Karen’s solo play Drip Feed ran at the Edinburgh Fringe and Dublin fringe (Project Arts Centre) before transferring to the Soho Theatre London. It was shortlisted for the Verity Bargate Award, an Off West End Award and a Dublin Fringe Award. She is currently working in writer’s rooms for Sky 1 and Sky Atlantic. She wrote on Series 2 of The Young Offenders for BBC. Her script Fled is in formal development with A Very English Scandal’s executive producer and a broadcaster. Her first play The Half of It won The Stewart Parker Award, won a Dublin Fringe Award and was nominated for five.
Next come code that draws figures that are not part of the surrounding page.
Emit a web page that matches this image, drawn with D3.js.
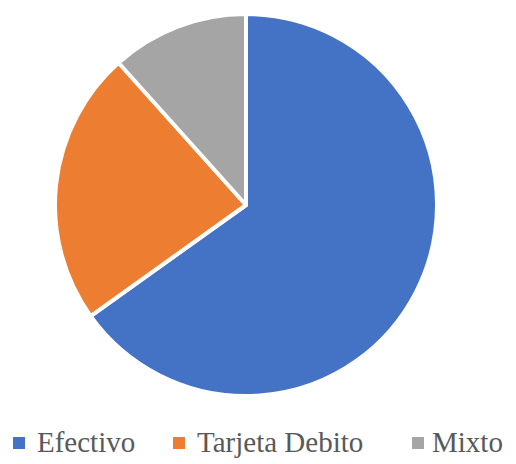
<!DOCTYPE html>
<html>
<head>
<meta charset="utf-8">
<script src="https://cdn.jsdelivr.net/npm/d3@7"></script>
<style>
  body { margin: 0; background: #fff; }
  svg { display: block; }
</style>
</head>
<body>
<div id="chart"></div>
<script>
// data
var categories = ['Efectivo', 'Tarjeta Debito', 'Mixto'];
var values = [56, 20, 10];
var colors = ['#4472c4', '#ed7d31', '#a5a5a5'];

var width = 516,
    height = 464,
    cx = 246,
    cy = 205,
    radius = 191;

var svg = d3.select('#chart').append('svg')
    .attr('width', width)
    .attr('height', height);

var data = categories.map(function (c, i) {
    return { name: c, value: values[i], color: colors[i] };
});

var pie = d3.pie()
    .sort(null)
    .value(function (d) { return d.value; });

var arc = d3.arc()
    .innerRadius(0)
    .outerRadius(radius);

var g = svg.append('g')
    .attr('transform', 'translate(' + cx + ',' + cy + ')');

g.selectAll('path')
    .data(pie(data))
    .enter().append('path')
    .attr('d', arc)
    .attr('fill', function (d) { return d.data.color; })
    .attr('stroke', '#fff')
    .attr('stroke-width', 4)
    .attr('stroke-linejoin', 'round');

// legend
var legendX = [13, 173, 412];
var textGap = [24, 24, 20];
var legend = svg.append('g').attr('class', 'legend');
var items = legend.selectAll('g')
    .data(data)
    .enter().append('g')
    .attr('transform', function (d, i) { return 'translate(' + legendX[i] + ',437)'; });

items.append('rect')
    .attr('width', 12)
    .attr('height', 12)
    .attr('fill', function (d) { return d.color; });

items.append('text')
    .attr('x', function (d, i) { return textGap[i]; })
    .attr('y', 15)
    .style('font-family', 'Liberation Serif, DejaVu Serif, serif')
    .style('font-size', '29px')
    .attr('fill', '#595959')
    .text(function (d) { return d.name; });
</script>
</body>
</html>
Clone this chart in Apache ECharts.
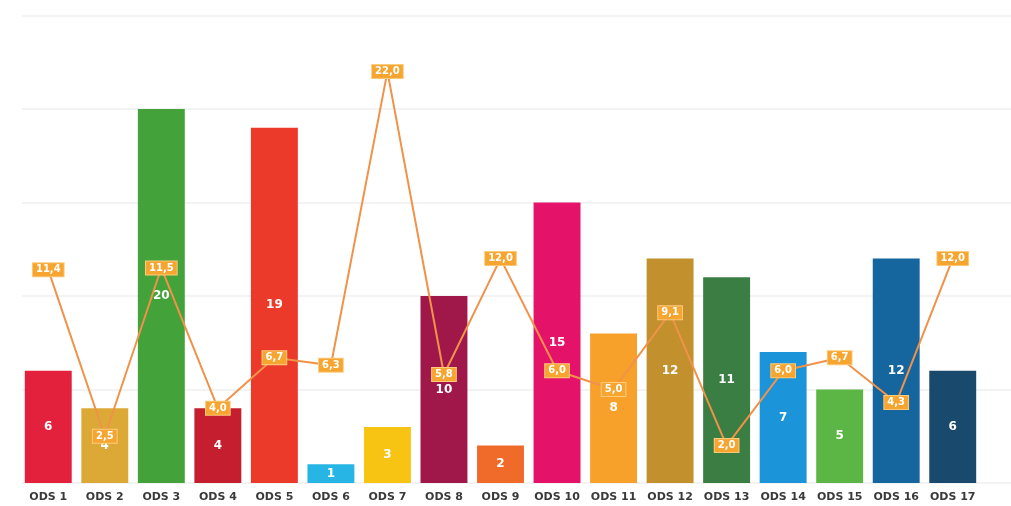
<!DOCTYPE html>
<html>
<head>
<meta charset="utf-8">
<script src="https://cdn.jsdelivr.net/npm/echarts@6/dist/echarts.min.js"></script>
<style>
html,body{margin:0;padding:0;background:#fff;}
#chart{width:1011px;height:506px;}
</style>
</head>
<body>
<div id="chart"></div>
<script>
const categories = ['ODS 1','ODS 2','ODS 3','ODS 4','ODS 5','ODS 6','ODS 7','ODS 8','ODS 9','ODS 10','ODS 11','ODS 12','ODS 13','ODS 14','ODS 15','ODS 16','ODS 17'];
const barValues = [6, 4, 20, 4, 19, 1, 3, 10, 2, 15, 8, 12, 11, 7, 5, 12, 6];
const lineValues = [11.4, 2.5, 11.5, 4.0, 6.7, 6.3, 22.0, 5.8, 12.0, 6.0, 5.0, 9.1, 2.0, 6.0, 6.7, 4.3, 12.0];
const barColors = ['#E3213D','#DCA936','#44A23A','#C41E2F','#EC3A2A','#27B5E6','#F8C414','#A0174A','#F06A2A','#E5126A','#F7A02A','#C2912E','#3A7E44','#1B94DA','#5CB646','#15659E','#194A6E'];
const yTicks = [0, 5, 10, 15, 20, 25];

const chart = echarts.init(document.getElementById('chart'));
chart.setOption({
  animation: false,
  backgroundColor: '#fff',
  grid: [
    {left: 20, right: 30, top: 15.5, bottom: 23, containLabel: false},
    {left: 22, right: 0, top: 15.5, bottom: 23, containLabel: false}
  ],
  xAxis: [
    {
      type: 'category', gridIndex: 0, data: categories,
      axisLine: {show: false}, axisTick: {show: false},
      axisLabel: {color: '#3a3a3a', fontFamily: 'DejaVu Sans', fontWeight: 'bold', fontSize: 11, margin: 9, interval: 0}
    },
    {type: 'value', gridIndex: 1, min: 0, max: 1, show: false}
  ],
  yAxis: [
    {type: 'value', gridIndex: 0, min: yTicks[0], max: yTicks[yTicks.length-1], interval: 5, show: false, splitLine: {show: false}},
    {
      type: 'value', gridIndex: 1, min: yTicks[0], max: yTicks[yTicks.length-1], interval: 5,
      axisLine: {show: false}, axisTick: {show: false}, axisLabel: {show: false},
      splitLine: {show: true, lineStyle: {color: '#efefef', width: 1.5}}
    }
  ],
  series: [
    {
      type: 'bar', xAxisIndex: 0, yAxisIndex: 0,
      barCategoryGap: '17%',
      data: barValues.map((v, i) => ({value: v, itemStyle: {color: barColors[i]}})),
      label: {show: true, position: 'inside', color: '#fff', fontFamily: 'DejaVu Sans', fontWeight: 'bold', fontSize: 12},
      z: 2
    },
    {
      type: 'line', xAxisIndex: 0, yAxisIndex: 0,
      data: lineValues,
      symbol: 'circle', symbolSize: 1,
      lineStyle: {color: '#F0924A', width: 2},
      itemStyle: {color: '#F0924A'},
      label: {
        show: true, position: 'inside',
        formatter: p => p.value.toFixed(1).replace('.', ','),
        color: '#fff', fontFamily: 'DejaVu Sans', fontWeight: 'bold', fontSize: 10,
        backgroundColor: '#F6A530', borderColor: '#FBCB7E', borderWidth: 1,
        padding: [2, 3, 1, 3]
      },
      z: 5
    }
  ]
});
</script>
</body>
</html>
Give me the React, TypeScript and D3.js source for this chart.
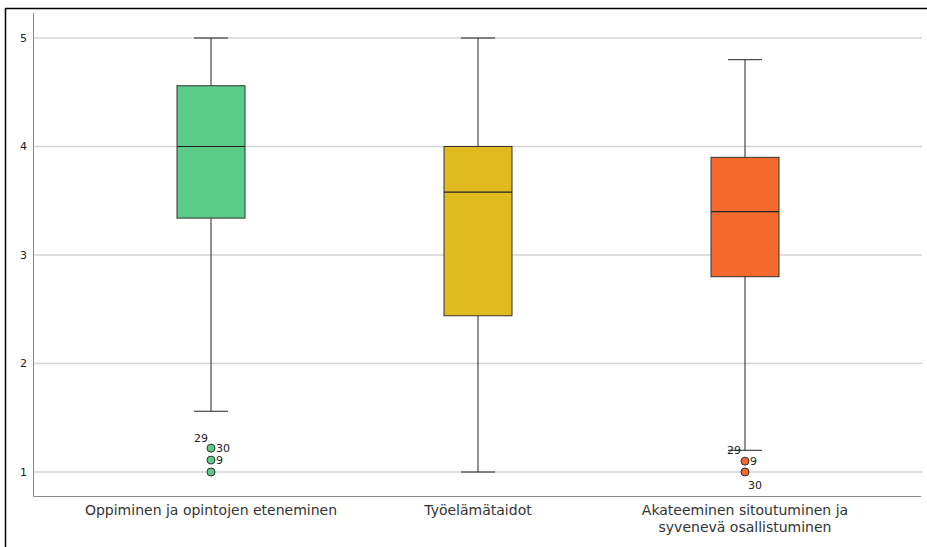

Karen was the ITI Phelim Donlon Bursary recipient 2019, and worked on Fishamble’s A Play For Ireland in 2019. She completed the Channel 4 Screenwriting scheme 2019. She is The H Club’s Theatre Emerging Creative and an Arts Councils Next Generation Artist 2018/19. She has spoken on panels at RADA, the Traverse Theatre, the Guilty Feminist, and at RADA and written a monologue for the Guilty Feminist.
Twitter: @karenmcogan
What did you do with your Next Generation award?
I travelled, read and watched a ton of theatre, built new working relationships and above all, I wrote like the clappers, in a way I would never have been able to without the award. It moved me forward in ways that will continue to show themselves for years to come.
What has receiving a Next Generation award meant to you as an artist/for your career?
It solidified my path as an Irish writer — the feeling of being supported in a very practical and psychological way is hard to articulate. It was a formative year for me.
How would you describe your creative process?
Chaotic, disorganised, by the skin of my teeth, traumatic and joyful.
What is the best piece of advice you received as an emerging artist?
"Don’t Think!"
Also, someone told me that if you want creative opportunities to come looking for you, you have to be putting creative energy into the world. There’s a sort of privilege in that but I think it’s a mind-set of carving out a psychological space for yourself as a maker of whatever kind. Even if you don’t have the time to sit and make work, the knowledge that you deserve that time and will keep seeking until it opens up in front of you. Being supported financially is a huge part of that. Only a very small percentage of privileged people can make work without regular injections of funding.
What or who has influenced your practice the most?
That’s tough. ‘Everything’ is a nebulous answer but it is true— making work is an answer or a conversation with rage, injustice, loathing, emptiness, longing, the lot of it. Other artists who have a thousand juggles and hurdles to overcome before making their work inspire me hugely.